‘Trash’, violência policial no Brasil à moda hollywoodiana
Estreia no país o novo filme de Stephen Daldry A trama carioca de corrupção e miséria quer transmitir esperança através do olhar infantil
Não é novidade que o cinema internacional olhe para o Brasil, com sua mistura contraditória de pobreza e alegria, mas há aspectos de Trash – o novo filme de Stephen Daldry que encerrou o Festival do Rio e estreou nesta quinta-feira em 250 salas do país – que nos dá um sinal de outros tempos. Saem de cena a selva, o carnaval e até a pobreza pura e simples e entra a violência da polícia no Rio de Janeiro, com uma trama de miséria e corrupção, mas também de otimismo e esperança, retratada pelo olhar de três crianças num lixão. O longa não só tem uma trama carioca, como é uma big produção inglesa feita a quatro mãos, entre Reino Unido e Brasil, com a participação de estrelas de lá e de cá e falada majoritariamente em português.
Quem sentiu aí uma mistura de Cidade de Deus, do brasileiro Fernando Meirelles, com Quem quer ser milionário?, do inglês Danny Boyle, não está desprovido de razão, mas há mais neste que é o primeiro thriller do diretor de Billly Elliot, As horas e O leitor. A história, roteirizada por Richard Curtis (famoso por comédias românticas como Notting Hill e Simplesmente amor), surgiu de uma adaptação do livro homônimo de Andy Mulligan, em que três meninos que sobrevivem catando lixo em um aterro sanitário encontram uma carteira com informações-chave para revelar um forte esquema corrupto. No enredo de Mulligan, o país era indefinido, mas no de Curtis ele caiu como uma luva na realidade do Brasil, que foi escolhido como locação no lugar de outros candidatos, como Índia e Filipinas.

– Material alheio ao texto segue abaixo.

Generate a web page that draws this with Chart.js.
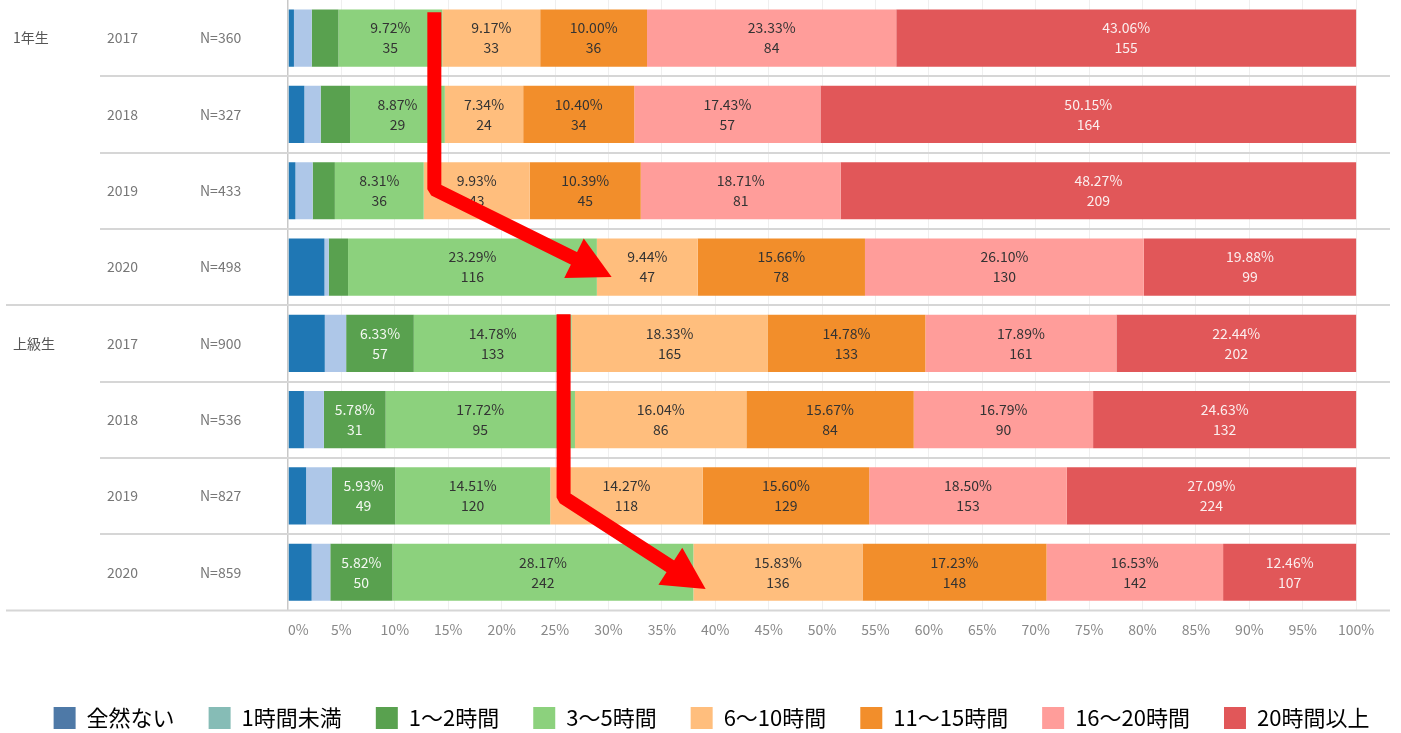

O trunfo do filme, apesar da participação de Martin Sheen e Rooney Mara e de Wagner Moura e Selton Mello, é a atuação dos três protagonistas mirins – não atores dirigidos por Daldry, cuja experiência com crianças em cena é patente, com a ajuda de um diretor de atores que fala português, Christian Duurvoort. Eles são Rickson Tevez, Eduardo Luís e Gabriel Weisten, na pele de Raphael, Gardo e Rato, o trio que sai à caça da tal carteira muito mais movido por um sentido natural de justiça e de aventura do que por necessidade. Ela pertencia a um assessor de um político (Moura) que decide tirar do chefe todo o dinheiro que ele roubou e denunciá-lo publicamente, mas que é perseguido por um policial envolvido no esquema (Mello) e termina morto. São as crianças que o revivem na trama, fazendo o que ele não pôde terminar de fazer: justiça.
Juntos, sob a liderança de Raphael, eles enfrentam não só a pobreza extrema do cotidiano, como a mão pesada da polícia que os persegue, tortura e trata como criminais para conseguir o que precisa. Para isso, contam com a ajuda de um padre (Sheen) e de uma professora de inglês (Mara) que trabalha como voluntária na favela (ambos, vale dizer, pouco expressivos no conjunto da obra). Cenas tocantes em que eles tomam banho em águas insalubres, carregadas de lixo, e convivem felizes em meio à comunidade contrastam com outras, espetaculosas, em que enfrentam os policiais, vilões da histórias, como se fossem Tom Cruise em Missão Impossível. Nada mais típico de uma fábula realista, por um lado, e também do cinema ao estilo de Hollywood, por outro.
Esse tom didático e plasticamente aventureiro incomoda um pouco o espectador, assim como algumas inconsistências de roteiro – por exemplo, a aparição da filha do assessor político, dada o tempo todo por morta, ao final. Mas há uma tentativa de respeitar a realidade brasileira e até de voar acima dela, além de uma mensagem de esperança que, na indústria do espetáculo, quando aparece, costuma ser ainda mais bobinha do que três crianças fazendo justiça. “Um filme otimista assim, só no Brasil”, declarou Daldry, o diretor.